--- Begin Input records ---
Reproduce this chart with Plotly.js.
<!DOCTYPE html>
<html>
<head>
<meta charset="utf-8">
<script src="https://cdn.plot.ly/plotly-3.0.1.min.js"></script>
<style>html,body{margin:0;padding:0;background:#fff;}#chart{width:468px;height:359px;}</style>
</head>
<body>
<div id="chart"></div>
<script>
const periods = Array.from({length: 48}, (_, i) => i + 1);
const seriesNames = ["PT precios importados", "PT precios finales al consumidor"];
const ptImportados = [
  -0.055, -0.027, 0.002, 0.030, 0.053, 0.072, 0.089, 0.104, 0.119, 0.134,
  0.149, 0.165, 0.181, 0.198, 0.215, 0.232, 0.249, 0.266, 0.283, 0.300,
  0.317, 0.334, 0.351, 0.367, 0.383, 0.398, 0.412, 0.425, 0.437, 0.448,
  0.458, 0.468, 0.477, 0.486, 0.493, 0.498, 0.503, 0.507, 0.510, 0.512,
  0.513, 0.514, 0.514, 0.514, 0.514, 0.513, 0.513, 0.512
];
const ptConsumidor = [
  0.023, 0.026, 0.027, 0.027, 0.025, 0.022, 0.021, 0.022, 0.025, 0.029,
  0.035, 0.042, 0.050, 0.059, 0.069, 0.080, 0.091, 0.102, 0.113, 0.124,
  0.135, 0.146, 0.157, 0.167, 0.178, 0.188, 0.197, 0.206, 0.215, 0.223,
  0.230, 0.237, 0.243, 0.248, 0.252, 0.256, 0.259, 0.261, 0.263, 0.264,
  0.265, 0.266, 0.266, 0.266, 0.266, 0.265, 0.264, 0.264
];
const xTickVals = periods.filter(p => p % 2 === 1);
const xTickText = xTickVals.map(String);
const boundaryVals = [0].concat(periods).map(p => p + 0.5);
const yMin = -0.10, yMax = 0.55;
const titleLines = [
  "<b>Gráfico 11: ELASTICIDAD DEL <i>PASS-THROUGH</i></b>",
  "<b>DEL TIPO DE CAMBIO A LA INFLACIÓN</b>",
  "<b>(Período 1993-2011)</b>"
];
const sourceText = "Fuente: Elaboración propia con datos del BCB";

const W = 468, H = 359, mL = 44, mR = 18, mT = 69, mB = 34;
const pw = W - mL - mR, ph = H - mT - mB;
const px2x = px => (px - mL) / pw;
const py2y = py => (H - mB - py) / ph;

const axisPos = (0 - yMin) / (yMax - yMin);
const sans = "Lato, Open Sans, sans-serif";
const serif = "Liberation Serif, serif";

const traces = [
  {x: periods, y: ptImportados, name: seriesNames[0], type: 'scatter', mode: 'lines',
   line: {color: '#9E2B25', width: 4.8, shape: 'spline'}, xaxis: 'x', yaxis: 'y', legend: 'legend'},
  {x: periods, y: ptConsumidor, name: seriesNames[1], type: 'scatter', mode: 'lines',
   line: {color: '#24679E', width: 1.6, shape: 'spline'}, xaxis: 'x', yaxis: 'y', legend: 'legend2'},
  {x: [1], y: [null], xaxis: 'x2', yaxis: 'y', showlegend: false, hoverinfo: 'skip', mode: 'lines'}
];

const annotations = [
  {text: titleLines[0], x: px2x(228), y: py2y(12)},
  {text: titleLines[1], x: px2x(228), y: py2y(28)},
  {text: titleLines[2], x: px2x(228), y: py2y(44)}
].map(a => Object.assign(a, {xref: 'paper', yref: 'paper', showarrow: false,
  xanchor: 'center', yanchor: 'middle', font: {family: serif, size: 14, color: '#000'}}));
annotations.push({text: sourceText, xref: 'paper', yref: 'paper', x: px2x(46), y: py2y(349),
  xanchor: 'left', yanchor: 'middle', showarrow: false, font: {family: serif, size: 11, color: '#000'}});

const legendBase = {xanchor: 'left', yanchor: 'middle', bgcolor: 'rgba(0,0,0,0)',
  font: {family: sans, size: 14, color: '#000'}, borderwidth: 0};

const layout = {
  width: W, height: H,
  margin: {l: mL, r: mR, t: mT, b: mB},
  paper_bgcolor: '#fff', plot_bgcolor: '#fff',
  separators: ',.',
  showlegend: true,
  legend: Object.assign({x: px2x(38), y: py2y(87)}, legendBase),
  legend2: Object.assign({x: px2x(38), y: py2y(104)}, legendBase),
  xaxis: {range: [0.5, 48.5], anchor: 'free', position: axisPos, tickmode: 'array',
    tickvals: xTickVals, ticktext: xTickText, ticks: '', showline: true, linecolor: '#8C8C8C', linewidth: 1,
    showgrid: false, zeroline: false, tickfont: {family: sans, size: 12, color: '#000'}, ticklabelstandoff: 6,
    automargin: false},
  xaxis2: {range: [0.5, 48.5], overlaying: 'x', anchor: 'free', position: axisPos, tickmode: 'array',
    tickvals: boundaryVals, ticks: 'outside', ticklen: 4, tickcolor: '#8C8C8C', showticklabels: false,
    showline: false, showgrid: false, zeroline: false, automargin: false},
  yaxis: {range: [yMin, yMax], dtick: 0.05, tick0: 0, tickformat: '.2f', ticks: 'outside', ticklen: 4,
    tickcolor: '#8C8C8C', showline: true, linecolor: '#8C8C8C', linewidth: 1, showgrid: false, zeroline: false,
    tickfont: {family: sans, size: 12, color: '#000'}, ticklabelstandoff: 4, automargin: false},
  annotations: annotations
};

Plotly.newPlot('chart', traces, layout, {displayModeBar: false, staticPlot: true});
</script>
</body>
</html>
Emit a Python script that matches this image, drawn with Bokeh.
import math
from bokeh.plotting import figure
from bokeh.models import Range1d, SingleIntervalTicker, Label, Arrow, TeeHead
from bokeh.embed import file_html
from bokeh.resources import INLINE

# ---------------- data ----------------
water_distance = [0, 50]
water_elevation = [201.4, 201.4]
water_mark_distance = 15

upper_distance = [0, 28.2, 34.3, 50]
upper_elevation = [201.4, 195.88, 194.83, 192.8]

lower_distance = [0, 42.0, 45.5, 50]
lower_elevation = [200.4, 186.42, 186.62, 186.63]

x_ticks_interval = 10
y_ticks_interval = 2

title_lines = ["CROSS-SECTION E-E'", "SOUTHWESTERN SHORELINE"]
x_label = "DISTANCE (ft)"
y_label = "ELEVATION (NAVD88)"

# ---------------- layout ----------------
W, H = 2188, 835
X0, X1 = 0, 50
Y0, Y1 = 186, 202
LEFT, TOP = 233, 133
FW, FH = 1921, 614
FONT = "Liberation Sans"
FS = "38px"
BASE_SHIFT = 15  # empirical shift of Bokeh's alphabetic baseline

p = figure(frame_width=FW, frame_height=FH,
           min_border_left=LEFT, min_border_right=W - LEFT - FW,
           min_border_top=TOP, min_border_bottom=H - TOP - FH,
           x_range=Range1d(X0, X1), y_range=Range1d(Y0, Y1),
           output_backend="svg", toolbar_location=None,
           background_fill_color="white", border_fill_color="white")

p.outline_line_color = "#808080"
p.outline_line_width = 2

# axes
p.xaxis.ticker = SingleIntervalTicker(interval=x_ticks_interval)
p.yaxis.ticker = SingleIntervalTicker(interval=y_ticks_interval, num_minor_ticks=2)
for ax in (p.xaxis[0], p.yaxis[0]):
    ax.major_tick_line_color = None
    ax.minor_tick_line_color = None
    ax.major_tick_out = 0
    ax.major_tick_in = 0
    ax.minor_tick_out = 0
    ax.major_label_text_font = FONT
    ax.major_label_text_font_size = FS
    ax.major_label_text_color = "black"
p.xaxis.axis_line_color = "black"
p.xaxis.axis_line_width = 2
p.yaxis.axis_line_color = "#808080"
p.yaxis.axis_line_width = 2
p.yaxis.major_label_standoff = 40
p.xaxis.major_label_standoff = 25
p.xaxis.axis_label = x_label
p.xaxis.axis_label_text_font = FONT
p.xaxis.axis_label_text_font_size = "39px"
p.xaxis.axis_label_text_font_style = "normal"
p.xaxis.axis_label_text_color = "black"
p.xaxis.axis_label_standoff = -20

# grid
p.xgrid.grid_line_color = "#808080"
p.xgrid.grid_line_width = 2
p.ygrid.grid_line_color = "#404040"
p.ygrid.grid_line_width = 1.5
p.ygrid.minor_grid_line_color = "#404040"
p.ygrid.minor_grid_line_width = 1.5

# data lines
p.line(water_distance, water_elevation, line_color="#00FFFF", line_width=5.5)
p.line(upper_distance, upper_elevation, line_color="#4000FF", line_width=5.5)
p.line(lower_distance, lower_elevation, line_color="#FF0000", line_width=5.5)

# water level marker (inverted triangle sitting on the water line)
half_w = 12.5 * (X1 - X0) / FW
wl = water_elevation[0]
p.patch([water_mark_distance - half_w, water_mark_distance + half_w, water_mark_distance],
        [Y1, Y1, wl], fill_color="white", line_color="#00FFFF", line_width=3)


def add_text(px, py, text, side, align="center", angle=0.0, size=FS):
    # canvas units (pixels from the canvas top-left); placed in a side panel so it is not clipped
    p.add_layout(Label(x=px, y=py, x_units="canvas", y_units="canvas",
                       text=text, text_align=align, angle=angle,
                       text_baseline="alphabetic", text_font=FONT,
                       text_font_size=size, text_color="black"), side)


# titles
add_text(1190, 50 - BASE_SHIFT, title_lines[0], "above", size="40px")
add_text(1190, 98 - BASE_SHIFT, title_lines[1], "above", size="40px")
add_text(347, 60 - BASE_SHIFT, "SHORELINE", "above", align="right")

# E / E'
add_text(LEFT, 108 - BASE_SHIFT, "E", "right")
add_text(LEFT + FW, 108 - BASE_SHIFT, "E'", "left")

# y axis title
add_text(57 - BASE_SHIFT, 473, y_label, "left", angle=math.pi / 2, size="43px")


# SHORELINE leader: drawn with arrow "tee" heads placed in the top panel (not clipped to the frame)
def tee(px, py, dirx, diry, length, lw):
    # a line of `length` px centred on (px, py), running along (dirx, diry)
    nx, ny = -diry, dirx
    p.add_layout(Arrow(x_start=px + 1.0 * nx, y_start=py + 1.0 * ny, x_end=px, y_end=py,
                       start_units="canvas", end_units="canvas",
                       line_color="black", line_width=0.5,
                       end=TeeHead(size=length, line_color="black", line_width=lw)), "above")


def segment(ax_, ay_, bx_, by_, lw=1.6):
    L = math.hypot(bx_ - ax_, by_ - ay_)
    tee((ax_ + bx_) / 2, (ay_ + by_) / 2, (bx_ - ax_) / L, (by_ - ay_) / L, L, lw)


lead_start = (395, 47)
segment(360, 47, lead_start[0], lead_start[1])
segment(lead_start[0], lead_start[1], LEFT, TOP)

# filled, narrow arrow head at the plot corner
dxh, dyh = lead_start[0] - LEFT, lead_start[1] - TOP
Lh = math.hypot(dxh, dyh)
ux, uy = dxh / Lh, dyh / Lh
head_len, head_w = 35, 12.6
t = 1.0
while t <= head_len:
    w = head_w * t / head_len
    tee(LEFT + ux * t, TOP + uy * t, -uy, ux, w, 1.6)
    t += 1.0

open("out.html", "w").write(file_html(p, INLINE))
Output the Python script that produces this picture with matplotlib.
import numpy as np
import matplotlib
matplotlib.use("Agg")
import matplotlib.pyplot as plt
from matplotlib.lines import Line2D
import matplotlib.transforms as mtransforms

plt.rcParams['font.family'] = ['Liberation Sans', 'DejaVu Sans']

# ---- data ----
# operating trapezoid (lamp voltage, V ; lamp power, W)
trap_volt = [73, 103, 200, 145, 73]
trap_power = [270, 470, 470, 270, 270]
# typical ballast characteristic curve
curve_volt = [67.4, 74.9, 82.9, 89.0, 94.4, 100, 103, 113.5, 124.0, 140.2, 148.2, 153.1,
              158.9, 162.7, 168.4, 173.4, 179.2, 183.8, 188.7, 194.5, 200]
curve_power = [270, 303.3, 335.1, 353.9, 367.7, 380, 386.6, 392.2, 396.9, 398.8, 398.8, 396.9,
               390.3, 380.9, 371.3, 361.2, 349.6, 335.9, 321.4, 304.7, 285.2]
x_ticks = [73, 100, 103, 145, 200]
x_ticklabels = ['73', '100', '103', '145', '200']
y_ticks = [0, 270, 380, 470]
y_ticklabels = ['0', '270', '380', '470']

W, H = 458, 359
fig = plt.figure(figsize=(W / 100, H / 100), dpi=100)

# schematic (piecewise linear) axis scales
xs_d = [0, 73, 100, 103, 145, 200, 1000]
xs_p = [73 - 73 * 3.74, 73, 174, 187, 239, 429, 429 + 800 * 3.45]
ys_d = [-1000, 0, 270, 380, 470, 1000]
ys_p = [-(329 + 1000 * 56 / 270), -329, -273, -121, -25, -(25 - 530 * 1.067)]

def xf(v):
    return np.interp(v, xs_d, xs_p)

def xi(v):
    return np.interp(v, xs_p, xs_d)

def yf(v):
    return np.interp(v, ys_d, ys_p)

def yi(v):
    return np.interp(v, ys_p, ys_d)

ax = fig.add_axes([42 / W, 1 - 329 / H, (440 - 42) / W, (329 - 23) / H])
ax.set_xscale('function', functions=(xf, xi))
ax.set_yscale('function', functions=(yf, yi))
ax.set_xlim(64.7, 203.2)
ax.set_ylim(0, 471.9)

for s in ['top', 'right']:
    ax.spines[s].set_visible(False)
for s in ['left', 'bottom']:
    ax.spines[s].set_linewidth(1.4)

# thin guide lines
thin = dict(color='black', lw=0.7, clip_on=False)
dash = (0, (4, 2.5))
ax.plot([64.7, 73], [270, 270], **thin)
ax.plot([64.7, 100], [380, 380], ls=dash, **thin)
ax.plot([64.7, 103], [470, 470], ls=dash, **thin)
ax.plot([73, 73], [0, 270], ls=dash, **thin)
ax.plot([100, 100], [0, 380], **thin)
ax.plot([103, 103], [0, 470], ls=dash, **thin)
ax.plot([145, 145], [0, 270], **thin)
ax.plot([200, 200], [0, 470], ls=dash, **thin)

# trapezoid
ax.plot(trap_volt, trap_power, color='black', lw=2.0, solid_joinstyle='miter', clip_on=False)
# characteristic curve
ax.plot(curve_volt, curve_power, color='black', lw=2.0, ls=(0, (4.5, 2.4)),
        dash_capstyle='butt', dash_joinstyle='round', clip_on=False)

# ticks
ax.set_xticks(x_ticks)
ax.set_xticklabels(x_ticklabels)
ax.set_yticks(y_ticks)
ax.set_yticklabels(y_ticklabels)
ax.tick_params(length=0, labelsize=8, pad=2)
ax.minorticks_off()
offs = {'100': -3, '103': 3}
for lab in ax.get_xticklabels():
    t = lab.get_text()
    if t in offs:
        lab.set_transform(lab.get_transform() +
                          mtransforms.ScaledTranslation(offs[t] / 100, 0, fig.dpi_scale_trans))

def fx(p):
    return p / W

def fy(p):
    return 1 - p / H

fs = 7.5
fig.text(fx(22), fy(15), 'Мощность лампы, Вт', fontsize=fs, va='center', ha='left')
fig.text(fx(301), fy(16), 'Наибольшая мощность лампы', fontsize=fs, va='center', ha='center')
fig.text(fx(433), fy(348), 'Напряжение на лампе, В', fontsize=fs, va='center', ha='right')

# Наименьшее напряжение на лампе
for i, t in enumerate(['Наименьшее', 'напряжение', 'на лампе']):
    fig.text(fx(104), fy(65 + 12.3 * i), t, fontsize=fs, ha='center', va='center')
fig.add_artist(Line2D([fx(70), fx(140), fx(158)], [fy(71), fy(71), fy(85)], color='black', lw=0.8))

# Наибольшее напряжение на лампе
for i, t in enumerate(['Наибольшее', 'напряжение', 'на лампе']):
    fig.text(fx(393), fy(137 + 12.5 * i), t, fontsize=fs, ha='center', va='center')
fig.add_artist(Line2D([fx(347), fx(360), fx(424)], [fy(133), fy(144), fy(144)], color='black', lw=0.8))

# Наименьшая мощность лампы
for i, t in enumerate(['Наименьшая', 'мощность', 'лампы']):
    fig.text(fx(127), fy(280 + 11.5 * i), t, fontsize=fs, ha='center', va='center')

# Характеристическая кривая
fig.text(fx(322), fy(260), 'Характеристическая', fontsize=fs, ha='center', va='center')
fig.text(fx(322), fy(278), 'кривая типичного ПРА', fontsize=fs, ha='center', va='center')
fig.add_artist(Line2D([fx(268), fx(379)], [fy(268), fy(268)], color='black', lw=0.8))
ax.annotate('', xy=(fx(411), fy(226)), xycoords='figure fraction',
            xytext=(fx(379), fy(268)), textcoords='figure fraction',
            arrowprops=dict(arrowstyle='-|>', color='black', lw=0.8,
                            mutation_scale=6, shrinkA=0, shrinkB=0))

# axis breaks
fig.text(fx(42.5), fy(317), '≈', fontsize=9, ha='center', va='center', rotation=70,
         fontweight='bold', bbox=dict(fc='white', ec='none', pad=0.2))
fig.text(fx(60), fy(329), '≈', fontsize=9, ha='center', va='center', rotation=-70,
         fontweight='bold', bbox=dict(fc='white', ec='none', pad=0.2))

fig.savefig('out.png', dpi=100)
--- End Input records ---
Print the lines from the line containing "Output the Python" to the line containing "plt.rcParams['font.family'] = ['Liberation", both ends included, exactly and with nothing added.

Output the Python script that produces this picture with matplotlib.
import numpy as np
import matplotlib
matplotlib.use("Agg")
import matplotlib.pyplot as plt
from matplotlib.lines import Line2D
import matplotlib.transforms as mtransforms

plt.rcParams['font.family'] = ['Liberation Sans', 'DejaVu Sans']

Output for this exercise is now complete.